By Dustin Renwick | Dec. 11, 2017, 6:47 p.m. (ET)
Success of the Shawangunks Triathlon relies on community and seven transitions
Swim plus bike plus run equals eight at the Survival of the Shawangunks.
“It wasn’t official until 1984,” founder Don Davis said. “In ’83, we hid our bikes in the woods. It was so much fun, and we told some people about it.”
The race continues to test a small group of triathletes every September in New Paltz, New York. Participants start with the bike and then run on four trails between the three lakes they swim. However, everybody can see the finish from the start line. As in any race, what matters is how the athletes conquer themselves between the two points.
The following is a conversation with Don and his son, Evan Davis, a New York City firefighter who’s now taking a more active role in the family event. A TV special about the race will air on NBCSN on December 19 at 4 p.m. ET.
USAT: Few events mandate that athletes attend a pre-race dinner, but you do, Don. What’s the thinking there?
DD: We require it for several reasons. Primary is that because of the weather, sometimes we have to change the course. I remember one year there was a hurricane. Some of our bike course was flooded out. We had to prepare the athletes for a different bike course strictly for safety reasons.
ED: Or if there are brand-new athletes, you can bring them through the course. It is unique. You’re covering 50 miles of the Gunks. It goes through the most beautiful trails, but it’s not like you’re going around in a circle for an out and back.
DD: We used to have a slide presentation, and now it’s PowerPoint. We have representatives from the police department talking about the major intersections, what to watch out for. We have a representative for each lake. It also gives the athletes a sense of community. We invite the volunteers to pick up their shirts then so they know what to look for.
ED: One of the big things about the SOS is the sense of community that all the athletes talk about, and the volunteers as well. Bringing them together for the pre-race orientation really sets that vibe. It’s a safety thing, but it gives people a chance to come and socialize. It’s definitely a reunion.
USAT: You allow about 150 people to register each year, but you tend to have even more volunteers, correct?
DD: Yes, we have three different lakes. Each lake has a certain amount of divers, scuba divers — not that we’ve ever needed one. And we have a certain amount of lifeguards for water safety. We have 18.7 miles of running, so we have to truck in aid stations two days before. Some of the places are inaccessible in a huge state park. We have people man those aid stations. At strategic spots, where some people have gone off the course, we have guides. Then people want company. They don’t want to stand by themselves all day in the woods [laughing].
ED: The volunteers love the event. To be honest with you, this [NBC Sports] video project captures that special something about this event. The volunteers have been joining us sometimes for 25-plus years. It’s their event too.

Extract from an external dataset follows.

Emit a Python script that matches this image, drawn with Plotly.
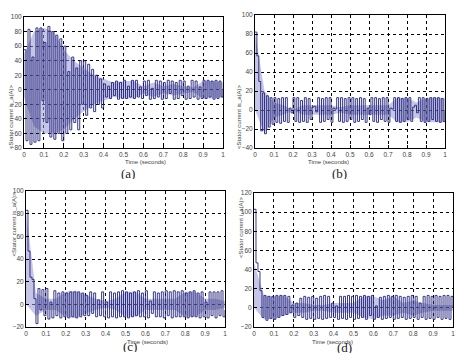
import numpy as np
import plotly.graph_objects as go

# ---------------- data ----------------
t_fine = np.round(np.arange(101) * 0.01, 2)
t_band = np.round(np.arange(21) * 0.05, 2)

a_vals = [55, -70, 83, -75, 45, -72, 85, -70, 85, -15,
          65, -45, 87, -65, 80, -68, 75, -60, 70, -70,
          60, -60, 25, -55, 45, -45, 30, -55, 40, -20,
          40, -35, 35, -25, 28, -30, 20, -20, 15, -25,
          8, -10, 5, -12, 10, -8, 12, -13, 10, -12,
          13, -12, 5, -10, 13, -12, 13, -10, 4, -12,
          12, -8, 13, -13, 2, -12, 13, -10, 12, -13,
          10, -12, 13, -5, 12, -13, 10, -12, 13, -8,
          12, -13, 5, -12, 13, -10, 12, -13, 4, -12,
          13, -12, 13, -10, 12, -13, 13, -12, 12, -10, 0]
a_up = [50, 80, 85, 80, 55, 40, 30, 20, 15, 10, 12, 12, 5, 10, 5, 8, 5, 3, 12, 12, 10]
a_lo = [-10, -50, -60, -60, -55, -40, -30, -20, -15, -10, -12, -12, -5, -10, -5, -8, -5, -3, -12, -12, -10]

b_vals = [82, 57, 30, -22, 18, -25, 15, -18, 13, -15,
          13, -13, 12, -14, 13, -12, 13, -13, 2, -3,
          13, -12, 13, -13, 10, -12, 13, -13, 12, -10,
          3, 4, -2, 13, -13, 12, -12, 13, -10, 13,
          -13, 2, 1, 13, -12, 13, -13, 12, -12, 13,
          -10, 13, -13, 12, -12, 13, -10, 12, -13, 2,
          -5, 13, -12, 13, -13, 12, -10, 13, -12, 13,
          -13, 2, 1, 13, -12, 13, -13, 12, -12, 13,
          -10, 13, -12, 3, 5, -3, 13, -12, 13, -13,
          12, -12, 13, -10, 13, -12, 13, -13, 12, -12, 0]
b_up = [82, 20, 8, 5, 0, 5, 5, 5, 5, 3, 5, 5, 5, 5, 5, 13, 13, 8, 13, 13, 13]
b_lo = [0, -25, -8, -5, 0, -5, -5, -5, -5, -3, -5, -5, -5, -5, -5, -13, -13, -8, -13, -13, -13]

c_vals = [83, 47, 24, 22, 5, -17, 14, -5, 13, -10,
          14, -13, 2, -12, 12, -10, 10, -12, 11, -11,
          10, -12, 11, -11, 11, -12, 11, -11, 10, -10,
          8, -10, 11, -8, 10, -11, 4, -10, 11, -11,
          2, -12, 11, -11, 10, -12, 11, -11, 12, -11,
          11, -12, 10, -11, 11, -10, 12, -11, 10, -11,
          12, -12, 3, -8, 11, -11, 10, -11, 11, -12,
          12, -10, 11, -12, 12, -11, 11, -11, 12, -11,
          10, -12, 11, -11, 12, -11, 10, -12, 11, -11,
          2, -12, 11, -10, 11, -12, 11, -10, 12, -11, -5]
c_up = [83, 10, 5, 5, 11, 12, 8, 5, 3, 5, 11, 11, 5, 5, 5, 5, 11, 11, 5, 5, 3]
c_lo = [0, -10, -5, -5, -11, -12, -8, -5, -3, -5, -11, -11, -5, -5, -5, -5, -11, -11, -5, -5, -3]

d_vals = [103, 47, 38, 18, -10, 13, -13, 12, -11, 12,
          -12, 13, -10, 13, -8, 13, -7, 12, -5, 3,
          -10, 5, -8, 10, -10, 12, -12, 11, -11, 12,
          -12, 10, -11, 12, -12, 13, -11, 12, -10, 5,
          -10, 2, -12, 12, -11, 12, -12, 13, -10, 12,
          -12, 13, -11, 12, -10, 13, -12, 12, -8, 13,
          -12, 2, -10, 11, -12, 12, -11, 13, -10, 12,
          -12, 13, -11, 12, -10, 11, -12, 12, -11, 13,
          -10, 12, -12, 5, -10, 12, -12, 13, -11, 12,
          -12, 13, -10, 12, -12, 13, -11, 13, -12, 12, 0]
d_up = [47, 13, 12, 13, 5, 5, 3, 3, 5, 5, 5, 12, 12, 8, 12, 5, 8, 5, 3, 3, 3]
d_lo = [0, -12, -12, -8, -5, -5, -3, -3, -5, -5, -5, -10, -12, -8, -8, -5, -8, -5, -3, -3, -3]

x_ticks = [0, 0.1, 0.2, 0.3, 0.4, 0.5, 0.6, 0.7, 0.8, 0.9, 1]
y_ranges = {"a": [-80, 100], "b": [-40, 100], "c": [-20, 100], "d": [-20, 120]}
y_titles = {"a": "<Stator current is_a(A)>", "b": "<Stator current is_a(A)>",
            "c": "<Stator current is_a(A)>", "d": "<Stator current i_a(A)>"}
panel_labels = {"a": "(a)", "b": "(b)", "c": "(c)", "d": "(d)"}

# ---------------- layout geometry ----------------
W, H = 474, 362
def px_x(p): return p / W
def px_y(p): return 1 - p / H

panels = {
    "a": dict(x=(24, 223), y=(17, 148), ax="", vals=a_vals, up=a_up, lo=a_lo,
              xt=157, lab=(120, 173), yt=6),
    "b": dict(x=(255, 445), y=(15, 148), ax="2", vals=b_vals, up=b_up, lo=b_lo,
              xt=157, lab=(348, 173), yt=239),
    "c": dict(x=(26, 225), y=(191, 327), ax="3", vals=c_vals, up=c_up, lo=c_lo,
              xt=337, lab=(122, 353), yt=8),
    "d": dict(x=(254, 453), y=(193, 327), ax="4", vals=d_vals, up=d_up, lo=d_lo,
              xt=337, lab=(353, 354), yt=241),
}

dark = "#22227a"
light = "rgba(150,150,210,0.55)"
tickfont = dict(family="Liberation Sans, Arial", size=6.5, color="#444444")

fig = go.Figure()
annotations = []
for key, p in panels.items():
    xa = "x" + p["ax"]
    ya = "y" + p["ax"]
    fig.add_trace(go.Scatter(x=t_band, y=p["lo"], mode="lines", line=dict(width=0),
                             xaxis=xa, yaxis=ya, showlegend=False, hoverinfo="skip"))
    fig.add_trace(go.Scatter(x=t_band, y=p["up"], mode="lines", line=dict(width=0),
                             fill="tonexty", fillcolor=light,
                             xaxis=xa, yaxis=ya, showlegend=False, hoverinfo="skip"))
    fig.add_trace(go.Scatter(x=t_fine, y=p["vals"], mode="lines",
                             line=dict(color=dark, width=0.9, shape="hv"),
                             xaxis=xa, yaxis=ya, showlegend=False))
    common = dict(showgrid=True, gridcolor="black", griddash="dot", gridwidth=1,
                  zeroline=False, showline=True, mirror=True, linecolor="black",
                  linewidth=1, ticks="inside", ticklen=3, tickcolor="black",
                  tickfont=tickfont, automargin=False)
    fig.update_layout(**{
        "xaxis" + p["ax"]: dict(domain=[px_x(p["x"][0]), px_x(p["x"][1])],
                                range=[0, 1], tickvals=x_ticks, anchor=ya, **common),
        "yaxis" + p["ax"]: dict(domain=[px_y(p["y"][1]), px_y(p["y"][0])],
                                range=y_ranges[key], dtick=20, anchor=xa, **common),
    })
    cx = px_x((p["x"][0] + p["x"][1]) / 2)
    annotations.append(dict(x=cx, y=px_y(p["xt"]), xref="paper", yref="paper",
                            yanchor="top", text="Time (seconds)", showarrow=False,
                            height=8, borderpad=0,
                            font=dict(family="Liberation Sans, Arial", size=6, color="#444444")))
    annotations.append(dict(x=px_x(p["lab"][0]), y=px_y(p["lab"][1]), xref="paper", yref="paper",
                            text=panel_labels[key], showarrow=False, height=12, borderpad=0,
                            font=dict(family="Liberation Serif, Times New Roman", size=13, color="#222222")))
    annotations.append(dict(x=px_x(p["yt"]), y=px_y((p["y"][0] + p["y"][1]) / 2),
                            xref="paper", yref="paper", text=y_titles[key], textangle=-90,
                            showarrow=False,
                            font=dict(family="Liberation Sans, Arial", size=6, color="#444444")))

fig.update_layout(width=W, height=H, margin=dict(l=0, r=0, t=0, b=0, autoexpand=False),
                  paper_bgcolor="white", plot_bgcolor="white",
                  annotations=annotations)
fig.write_html("out.html", config={"displayModeBar": False},
               post_script="document.body.style.margin='0';document.body.style.padding='0';")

DD: People take ownership of it. We have certain things at each aid stations. Some people take pride in bringing extra cookies. It’s interesting. Evan has been at aid stations. He was the head lifeguard at Lake Awosting. We did the race together a couple times. Now he’s CEO of the whole thing. We have three generations of people involved with SOS.
ED: Me and my dad have had a lot of fun. It’s a really difficult experience to explain to somebody. Especially a triathlete.
DD: It’s a very funny thing. When I first started with the sport of triathlon, people said, “It’s the bastardization of three sports. Swimming is a sport. Cycling is a sport. Running is a sport. You’re mixing it up. That’s not really a sport.” Those same people would say, “That’s not really a triathlon. A triathlon is swim, bike, run.” Some people, it takes them a while [laughing]. After 34 years, I think we’re recognized as a real race using the tools of triathlon.
ED: The SOS triathlon that my dad created is a beautiful event for so many reasons. Natural beauty. Community. Cooperation. Excitement. This video illustrates that in an engaging, inspiring way.
DD: It’s amazing — people at the finish line really get emotional. It represents something to them. I say that as a race director, but more as a participant. I remember hugging Evan when we finished.
ED: That’s definitely a huge highlight in my life, Dad. When people cross the Survivor Line, you’re summiting a mountain.
DD: You can see the finish line from the start. It’s a tower about 2,000 feet above where you’re going to start. You circle the tower on the bike. You’ll run and swim three different lakes, and carry your shoes and your bathing suit, and it’s kind of a combination adventure sport and triathlon. There are spots on the run where you can see it. As the crow flies, it’s eight miles away, but we’re not crows, so it’s much more than that.
ED: It’s intimidating. The years that I’ve done it, it looks far away and pretty high up, and you know you’re going to have a challenging day.